Where's my cab it's ten past seven for crissakes.

2 comments:

Katie said...

Glad Austria was good Damon and hope that you recovered from your illness to enjoy it well.

Have a great time at the Ouch podcast party on Monday, wish I was going sounds like it could be fun with all of you there and you all deserve a break.
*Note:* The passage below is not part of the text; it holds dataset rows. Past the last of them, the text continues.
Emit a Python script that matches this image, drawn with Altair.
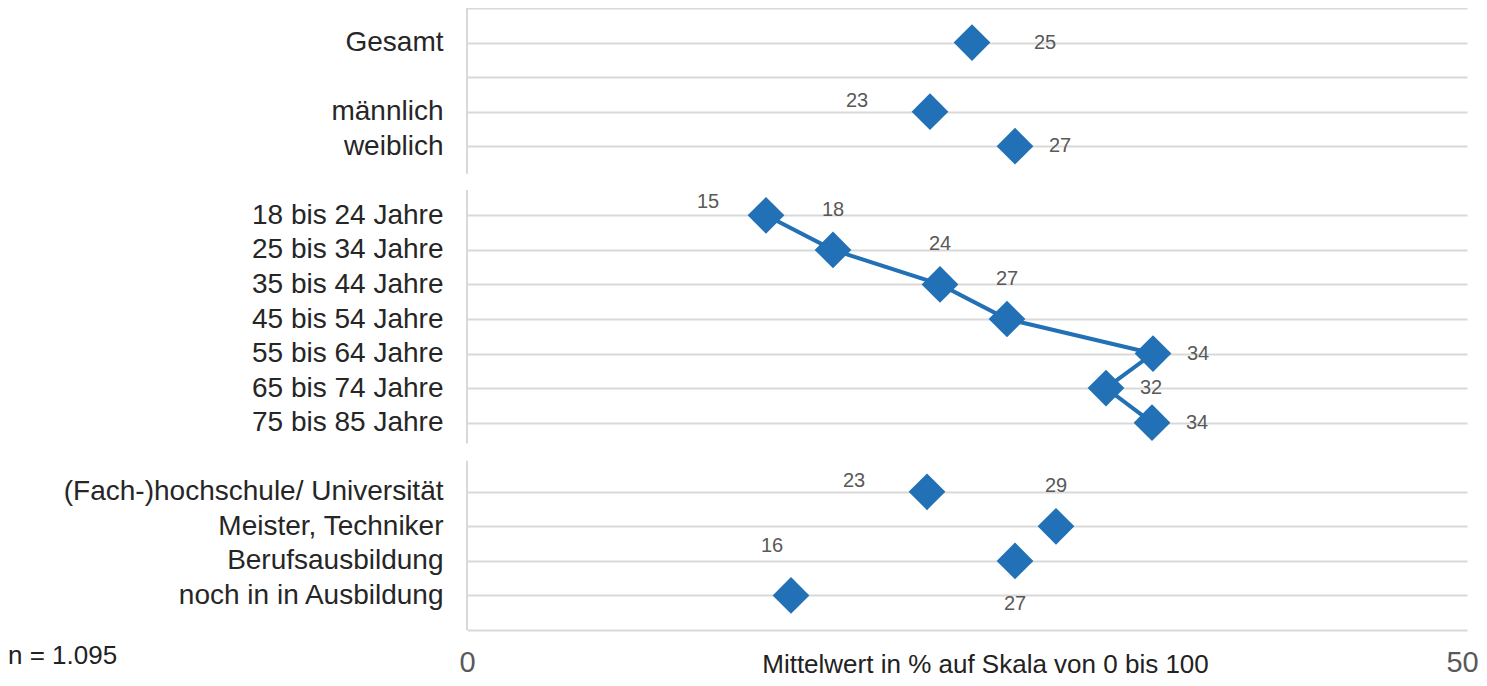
import json
import altair as alt
import pandas as pd

# ---------------- data ----------------
categories = [
    "Gesamt",
    "männlich", "weiblich",
    "18 bis 24 Jahre", "25 bis 34 Jahre", "35 bis 44 Jahre", "45 bis 54 Jahre",
    "55 bis 64 Jahre", "65 bis 74 Jahre", "75 bis 85 Jahre",
    "(Fach-)hochschule/ Universität", "Meister, Techniker",
    "Berufsausbildung", "noch in in Ausbildung",
]
row_index = [1, 3, 4, 6, 7, 8, 9, 10, 11, 12, 14, 15, 16, 17]
means = [25.25, 23.15, 27.4, 14.95, 18.3, 23.65, 27.0, 34.3, 31.95, 34.25,
         23.0, 29.45, 27.4, 16.2]
groups = ["total", "sex", "sex", "age", "age", "age", "age", "age", "age", "age",
          "edu", "edu", "edu", "edu"]
label_place = ["right_far", "left_up", "right", "left_up_near", "above", "above",
               "above", "right", "right", "right", "left_up", "above", "below",
               "above_left"]
n_rows = 18
grid_rows = [0, 1, 2, 3, 4, 6, 7, 8, 9, 10, 11, 12, 14, 15, 16, 17, 18]
axis_seg_start = [0, 5.27, 13.1]
axis_seg_end = [4.8, 12.6, 18]
x_ticks = [0, 50]
x_title = "Mittelwert in % auf Skala von 0 bis 100"
note = "n = 1.095"

# ---------------- styles ----------------
BLUE = "#2270b5"
GRID = "#d9d9d9"
FONT = "Liberation Sans"
place_offsets = {
    "right": (45, 0),
    "right_far": (73, 0),
    "left_up": (-73, -11),
    "left_up_near": (-58, -13),
    "above": (0, -40),
    "below": (0, 43),
    "above_left": (-19, -49),
}

df = pd.DataFrame({"label": categories, "row": row_index, "value": means,
                   "group": groups, "place": label_place})
seg = pd.DataFrame({"value": [0] * len(axis_seg_start), "row": axis_seg_start,
                    "row2": axis_seg_end})

row_names = [""] * (n_rows + 1)
for name, r in zip(categories, row_index):
    row_names[r] = name
label_expr = json.dumps(row_names, ensure_ascii=False) + "[datum.value]"

xscale = alt.Scale(domain=[0, 50], nice=False, zero=False)
yscale = alt.Scale(domain=[0, n_rows], nice=False, zero=False, reverse=True)

x_axis = alt.Axis(
    values=x_ticks, title=x_title, grid=False, domain=False, ticks=False, tickSize=0,
    labelFontSize=29, labelColor="#595959", labelPadding=41, labelBaseline="alphabetic",
    labelFlush=False, labelOverlap=False, labelFont=FONT,
    labelOffset={"expr": "datum.value == 50 ? -5 : 0"},
    titleFont=FONT, titleFontSize=26, titleFontWeight="normal", titleColor="#222222",
    titleX=518, titleY=42, titleAlign="center", titleBaseline="alphabetic",
)
y_axis = alt.Axis(
    values=grid_rows, labelExpr=label_expr, title=None, grid=True, gridColor=GRID,
    gridWidth=2, domain=False, ticks=False, tickSize=0, labelPadding=24,
    labelFontSize=28, labelColor="#262626", labelFont=FONT, labelLimit=600,
    labelOverlap=False, labelFlush=False, labelBaseline="middle", labelAlign="right",
)

X = alt.X("value:Q", scale=xscale, axis=x_axis)
Y = alt.Y("row:Q", scale=yscale, axis=y_axis)

base = alt.Chart(df)

segments = alt.Chart(seg).mark_rule(color=GRID, strokeWidth=2).encode(
    x=X, y=Y, y2="row2:Q")

line = base.transform_filter(alt.datum.group == "age").mark_line(
    color=BLUE, strokeWidth=4).encode(x=X, y=Y, order="row:Q")

points = base.mark_point(shape="diamond", filled=True, size=1350, color=BLUE,
                         opacity=1).encode(x=X, y=Y)

text_layers = []
for place, (dx, dy) in place_offsets.items():
    text_layers.append(
        base.transform_filter(alt.datum.place == place).mark_text(
            dx=dx, dy=dy, fontSize=20, color="#595959", font=FONT,
            align="center", baseline="middle").encode(
            x=X, y=Y, text=alt.Text("value:Q", format=".0f"))
    )

note_layer = alt.Chart(pd.DataFrame({"t": [note]})).mark_text(
    align="left", baseline="alphabetic", fontSize=26, color="#222222", font=FONT).encode(
    x=alt.value(-459), y=alt.value(656), text="t:N")

chart = alt.layer(segments, line, points, *text_layers, note_layer).properties(
    width=1000, height=622,
    padding={"left": 459, "top": 0, "right": 12, "bottom": 48},
    autosize=alt.AutoSizeParams(type="none"),
).configure(background="white", font=FONT).configure_view(stroke=None)

chart.save("out.html", embed_options={"renderer": "svg", "actions": False})
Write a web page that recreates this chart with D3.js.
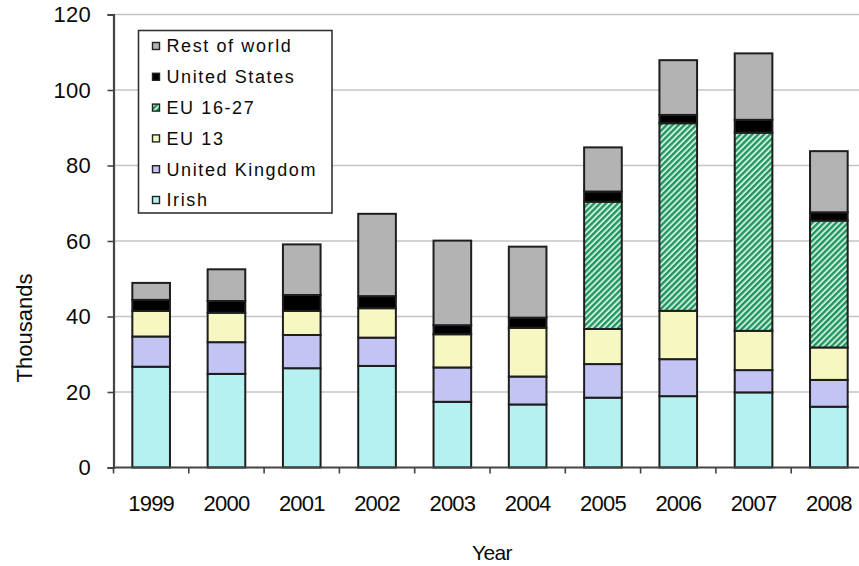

Glad you all liked the biscuits too, hope you shared them! LOL! Glad that you found them nice!

BloggingMone said...

Glad you enjoyed Austria. I will be going to Salzburg next year and am very much looking foreward to that. teh Austrains are less hectic than we Germans sometimes are.
I'll tell you another good reason for learning German: The average German is just melting away whenever an British English speaking person starts speaking German. They'll do almost everything for you.
Frohe Weihnachten und alles Gute im neuen Jahr!